County Comment: Breaking New Ground and Reaching New Accord

County Comment
Breaking New Ground and Reaching New Accord
by Norman Bassett
Washington County Public Information Officer

On October 24 the Washington County Board of County Commissioners attended groundbreaking ceremonies for the $2 million Boonsboro Branch of the Washington County Free Library. Commissioners' President Greg Snook represented the Board in turning the earth, along with representatives of federal, state and local government as well as libraries' boards of directors.
State Senator Don Munson, Delegate Chris Shank, Mayor Skip Kauffman, Juliana Albowicz representing Senator Barbara Mikulski, Tim McGrath of Senator Paul Sarbanes Office, Jeanine Solberg of the Boonsboro Library Board and Washington County Free Library Board of Trustees President John Hershey, III used golden spades to turn the earth.
The bid for the project was let on September 26 to the lowest acceptable bidder, Callas Contractors at a total of $2.05 million.
On that day, Kauffman and Free Library Director Mary Baykan told the Commissioners that after three years of fund raising by the Boonsboro community, $1,583,614.51 has been secured to build the library branch, and there another $430,000 has been pledged.
The modern library will hold an expanded book collection and have high speed Internet, CD's, books on disc, study and research space, plus a meeting room for children's and adult programs.
The branch is being built along Maryland Route 34 west of the town, and replaces the current location, an old bank building on U.S. 40-Alternate near the Town Square. Construction is expected to be complete in the fall of 2007.
On October 25, the Washington County Gaming Office and the Clear Spring Volunteer Fire Company held a joint press conference at the Clear Spring Fire Hall to announce a resolution of past violations.

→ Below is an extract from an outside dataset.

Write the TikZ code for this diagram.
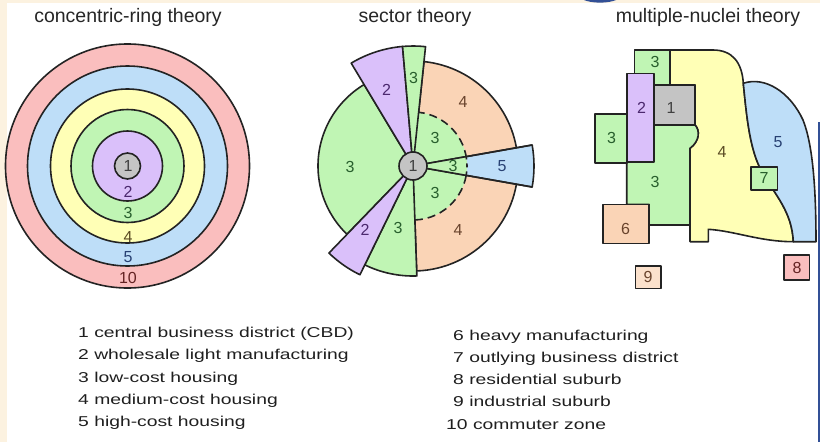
\documentclass[tikz,border=0pt]{standalone}
\usepackage{fontspec}
\setmainfont{Liberation Sans}
\newfontfamily\keyfont[FakeStretch=1.35]{Liberation Sans}
\usepackage{tikz}
\definecolor{ringpink}{RGB}{250,190,190}
\definecolor{ringblue}{RGB}{190,222,248}
\definecolor{ringyellow}{RGB}{255,255,182}
\definecolor{ringgreen}{RGB}{192,245,180}
\definecolor{ringpurple}{RGB}{218,192,250}
\definecolor{cbdgray}{RGB}{196,196,196}
\definecolor{peach}{RGB}{250,212,182}
\definecolor{edgeblack}{RGB}{35,35,35}
\definecolor{creamedge}{RGB}{252,242,224}
\definecolor{framenavy}{RGB}{50,80,150}
\definecolor{txtpurple}{RGB}{75,40,110}
\definecolor{txtgreen}{RGB}{40,95,45}
\definecolor{txtolive}{RGB}{90,75,35}
\definecolor{txtblue}{RGB}{40,65,115}
\definecolor{txtred}{RGB}{100,35,35}
\definecolor{txtbrown}{RGB}{105,68,45}
\colorlet{txtgray}{black!75}
\tikzset{
  zone/.style={draw=edgeblack,line width=1.6pt,line join=round},
  num/.style={font=\fontsize{16}{16}\selectfont,inner sep=0pt},
  theorytitle/.style={font=\fontsize{19.5}{20}\selectfont,anchor=base,
                      inner sep=0pt,text=black!85},
  keytext/.style={font=\keyfont\fontsize{14.3}{22.3}\selectfont,align=left,
                  anchor=north west,inner sep=0pt,text=black!88},
}

\begin{document}
\begin{tikzpicture}[x=1pt,y=-1pt]
        \useasboundingbox (0,0) rectangle (820,442);
        \fill[white] (0,0) rectangle (820,442);
        \fill[creamedge] (0,0) rectangle (7,442);
        \fill[creamedge] (0,0) rectangle (820,3);
        \fill[framenavy] (817.5,122) rectangle (820,442);
        \fill[framenavy] (584,0) .. controls (592,3.5) and (608,3.5) .. (616,0) -- cycle;
        % titles
        \node[theorytitle] (ringtitle) at (128,22) {concentric-ring theory};
        \node[theorytitle] (sectortitle) at (415,22) {sector theory};
        \node[theorytitle] (nucleititle) at (708,22) {multiple-nuclei theory};
        % concentric rings
        \coordinate (ringc) at (127.5,166);
        \draw[zone,fill=ringpink] (ringc) circle[radius=122];
        \draw[zone,fill=ringblue] (ringc) circle[radius=100];
        \draw[zone,fill=ringyellow] (ringc) circle[radius=77];
        \draw[zone,fill=ringgreen] (ringc) circle[radius=56.5];
        \draw[zone,fill=ringpurple] (ringc) circle[radius=35];
        \draw[zone,fill=cbdgray] (ringc) circle[radius=13];
        \node[num,text=txtgray] (ring1) at (128,166) {1};
        \node[num,text=txtpurple] (ring2) at (128,192) {2};
        \node[num,text=txtgreen] (ring3) at (128,213) {3};
        \node[num,text=txtolive] (ring4) at (128,236.5) {4};
        \node[num,text=txtblue] (ring5) at (128,257) {5};
        \node[num,text=txtred] (ring10) at (128,278) {10};
        % sectors
        \begin{scope}[shift={(413,166)},yscale=-1]
          \draw[zone,fill=peach] (0,0) -- (-88:105)
               arc[start angle=-88,end angle=84,radius=105] -- cycle;
          \fill[ringgreen] (0,0) -- (-88:54)
               arc[start angle=-88,end angle=84,radius=54] -- cycle;
          \draw[zone,dash pattern=on 8pt off 5pt] (-88:54)
               arc[start angle=-88,end angle=84,radius=54];
          \draw[zone,fill=ringblue] (0,0) -- (-10:121)
               arc[start angle=-10,end angle=10,radius=121] -- cycle;
          \fill[ringgreen] (0,0) -- (-10:54)
               arc[start angle=-10,end angle=10,radius=54] -- cycle;
          \draw[zone,dash pattern=on 4pt off 4pt] (-10:54)
               arc[start angle=-10,end angle=10,radius=54];
          \draw[zone] (-10:121) -- (0,0) -- (10:121);
          \draw[zone,fill=ringgreen] (0,0) -- (121:95)
               arc[start angle=121,end angle=226,radius=95] -- cycle;
          \draw[zone,fill=ringgreen] (0,0) -- (244:110)
               arc[start angle=244,end angle=272,radius=110] -- cycle;
          \draw[zone,fill=ringpurple] (0,0) -- (226:121)
               arc[start angle=226,end angle=244,radius=121] -- cycle;
          \draw[zone,fill=ringpurple] (0,0) -- (95:120)
               arc[start angle=95,end angle=121,radius=120] -- cycle;
          \draw[zone,fill=ringgreen] (0,0) -- (84:120)
               arc[start angle=84,end angle=95,radius=120] -- cycle;
          \draw[zone,fill=cbdgray] (0,0) circle[radius=14];
        \end{scope}
        \node[num,text=txtgray] (sec1) at (413,166) {1};
        \node[num,text=txtpurple] (sec2up) at (386.5,90) {2};
        \node[num,text=txtgreen] (sec3up) at (413.5,78) {3};
        \node[num,text=txtbrown] (sec4up) at (463,102) {4};
        \node[num,text=txtgreen] (sec3left) at (350,167) {3};
        \node[num,text=txtgreen] (sec3a) at (435,138) {3};
        \node[num,text=txtgreen] (sec3b) at (453,166) {3};
        \node[num,text=txtblue] (sec5) at (502,166) {5};
        \node[num,text=txtgreen] (sec3c) at (435,193) {3};
        \node[num,text=txtbrown] (sec4low) at (458,230) {4};
        \node[num,text=txtpurple] (sec2low) at (365,230) {2};
        \node[num,text=txtgreen] (sec3low) at (398,228) {3};
        % multiple nuclei
        \draw[zone,fill=ringyellow] (670,50) -- (713,50)
             .. controls (732,50) and (742,62) .. (743.3,83.3)
             .. controls (747,120) and (750,150) .. (762,172)
             .. controls (776,196) and (792,212) .. (793.3,241.7)
             .. controls (760,241.7) and (735,231) .. (708.3,229.3)
             -- (708.3,241.7) -- (690,241.7) -- (690,148.3)
             .. controls (700,141) and (700,130) .. (695,125)
             -- (695,85) -- (670,85) -- cycle;
        \draw[zone,fill=ringblue] (743.3,83.3)
             .. controls (765,76) and (790,92) .. (803,120)
             .. controls (813,145) and (816,190) .. (816,241.7)
             -- (793.3,241.7)
             .. controls (792,212) and (776,196) .. (762,172)
             .. controls (750,150) and (747,120) .. (743.3,83.3) -- cycle;
        \draw[zone,fill=ringgreen] (626.7,125) -- (695,125)
             .. controls (700,130) and (700,141) .. (690,148.3)
             -- (690,225) -- (649,225) -- (649,204.3) -- (626.7,204.3) -- cycle;
        \draw[zone,fill=ringgreen] (634.3,50) rectangle (670,85);
        \draw[zone,fill=ringgreen] (595,114) rectangle (626.7,162.7);
        \draw[zone,fill=ringpurple] (626.7,73.3) rectangle (654,161.7);
        \draw[zone,fill=cbdgray] (654,85) rectangle (695,125);
        \draw[zone,fill=peach] (602.7,204.3) rectangle (649,243.3);
        \draw[zone,fill=ringgreen] (750.7,166.7) rectangle (777.3,190);
        \draw[zone,fill=ringpink] (784,255) rectangle (809.3,280);
        \draw[zone,fill=peach!70] (635.3,265.7) rectangle (660.7,288.3);
        \node[num,text=txtgreen] (nuc3top) at (655,62) {3};
        \node[num,text=txtpurple] (nuc2) at (641.5,108) {2};
        \node[num,text=txtgray] (nuc1) at (671,108) {1};
        \node[num,text=txtgreen] (nuc3left) at (611.5,138) {3};
        \node[num,text=txtgreen] (nuc3mid) at (655,182) {3};
        \node[num,text=txtolive] (nuc4) at (722,152) {4};
        \node[num,text=txtblue] (nuc5) at (778,142) {5};
        \node[num,text=txtgreen] (nuc7) at (764,178) {7};
        \node[num,text=txtbrown] (nuc6) at (625.5,229) {6};
        \node[num,text=txtred] (nuc8) at (797,267.5) {8};
        \node[num,text=txtbrown] (nuc9) at (648,277) {9};
        % key
        \node[keytext] (keyleft) at (78,327)
             {1 central business district (CBD)\\
              2 wholesale light manufacturing\\
              3 low-cost housing\\
              4 medium-cost housing\\
              5 high-cost housing};
        \node[keytext] (keyright) at (446,329.5)
             {\hspace*{7pt}6 heavy manufacturing\\
              \hspace*{7pt}7 outlying business district\\
              \hspace*{7pt}8 residential suburb\\
              \hspace*{7pt}9 industrial suburb\\
              10 commuter zone};
      \end{tikzpicture}
\end{document}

On October 16, the Washington County Gaming Office entered into a settlement agreement with the Clear Spring Volunteer Fire Company resolving violations of the Washington County Gaming Regulations. The Gaming Office took great care to ensure the integrity of Washington County gaming while at the same time enabling the Fire Company to continue the necessary fundraising to support its firefighting efforts. The Gaming Office is satisfied that these two goals have been accomplished. The agreement between the Gaming Office and the Fire Company includes assurances that the Fire Company will comply with all gaming regulations, and will undertake acceptable record keeping practices.

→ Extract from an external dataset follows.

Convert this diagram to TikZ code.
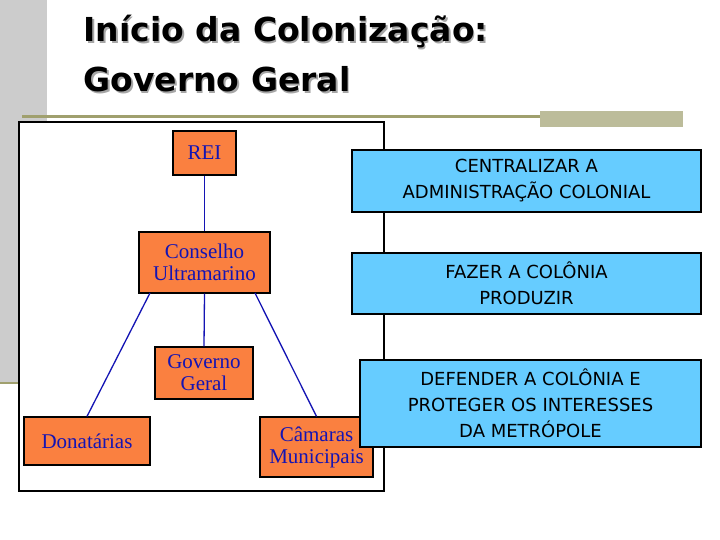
\documentclass[tikz,border=0pt]{standalone}
\usepackage{fontspec}
\setmainfont{Liberation Serif}
\newfontfamily\comicfont{DejaVu Sans}
\usetikzlibrary{positioning}
\definecolor{orgbox}{RGB}{250,128,64}
\definecolor{orgtext}{RGB}{20,20,180}
\definecolor{skybox}{RGB}{102,204,255}
\definecolor{olive}{RGB}{160,160,110}
\definecolor{bandgray}{RGB}{204,204,204}
\begin{document}
\begin{tikzpicture}[x=1pt, y=-1pt,
  orgnode/.style={draw=black, line width=1.2pt, fill=orgbox, text=orgtext, font=\fontsize{21}{22}\selectfont, align=center, inner sep=0pt},
  goalbox/.style={draw=black, line width=2.5pt, fill=skybox, font=\comicfont\fontsize{18}{26}\selectfont, align=center, inner sep=0pt},
  tie/.style={draw=orgtext, line width=1.3pt}
]
\useasboundingbox (0,0) rectangle (720,540);
% Background decoration
\fill[bandgray] (0,0) rectangle (47,383);
\draw[olive, line width=2.5pt] (0,383) -- (19,383);
\draw[olive, line width=3pt] (22,117) -- (683,117);
\fill[olive!70] (540,111) rectangle (683,127);
% Title
\node[anchor=north west, align=left, font=\comicfont\bfseries\fontsize{33}{50}\selectfont, text=gray!70] (titleshadow) at (81.5,13.5) {Início da Colonização:\\Governo Geral};
\node[anchor=north west, align=left, font=\comicfont\bfseries\fontsize{33}{50}\selectfont] (title) at (80,12) {Início da Colonização:\\Governo Geral};
% Frame
\draw[line width=2.5pt, fill=white] (19,122) rectangle (384,491);
% Hierarchy
\node[orgnode, minimum width=63pt, minimum height=44pt] (rei) at (204.5,153) {REI};
\node[orgnode, minimum width=131pt, minimum height=61pt] (conselho) at (204.5,262.5) {Conselho\\Ultramarino};
\node[orgnode, minimum width=98pt, minimum height=52pt] (governo) at (204,373) {Governo\\Geral};
\node[orgnode, minimum width=126pt, minimum height=48pt] (donat) at (87,441) {Donatárias};
\node[orgnode, minimum width=113pt, minimum height=60pt] (camaras) at (316.5,447) {Câmaras\\Municipais};
\coordinate (cl) at (150,293);
\coordinate (cr) at (255,293);
\draw[tie] (rei.south) -- (conselho.north);
\draw[tie] (conselho.south) -- (governo.north);
\draw[tie] (cl) -- (donat.north);
\draw[tie] (cr) -- (camaras.north);
% Goals
\node[goalbox, minimum width=349pt, minimum height=62pt] (goal1) at (526.5,181) {CENTRALIZAR A\\ADMINISTRAÇÃO COLONIAL};
\node[goalbox, minimum width=349pt, minimum height=61pt] (goal2) at (526.5,283.5) {FAZER A COLÔNIA\\PRODUZIR};
\node[goalbox, minimum width=341pt, minimum height=87pt] (goal3) at (530.5,403.5) {DEFENDER A COLÔNIA E\\PROTEGER OS INTERESSES\\DA METRÓPOLE};
\end{tikzpicture}
\end{document}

The Gaming Office received open and full cooperation from the leadership of the Fire Company throughout this investigation. Members of the Fire Company initially brought the deficiencies to the attention of the Gaming Office. Without their cooperation these deficiencies would have been more difficult to correct. The Fire Company has demonstrated by its actions its desire and intent to restructure its gaming operations to comply with all local and state gaming regulations. The Gaming Office has worked and will continue working with the management of the Fire Company to assist them in the resumption of fundraising activities.
The fact that these violations were reported, properly investigated, and adjudicated serves as evidence that the system of gaming regulation instituted in 1995 by the Maryland General Assembly and the Board of County Commissioners works effectively as intended.
The Gaming Office takes very seriously any and all allegations of gaming violations. The Gaming Office routinely investigates any alleged violations of the County's gaming regulations and has established a system of checks and balances that ensures accountability by all license holders. Washington County requires that tip jar operator's comply with all regulations and submit to audits at the request of the Gaming Office.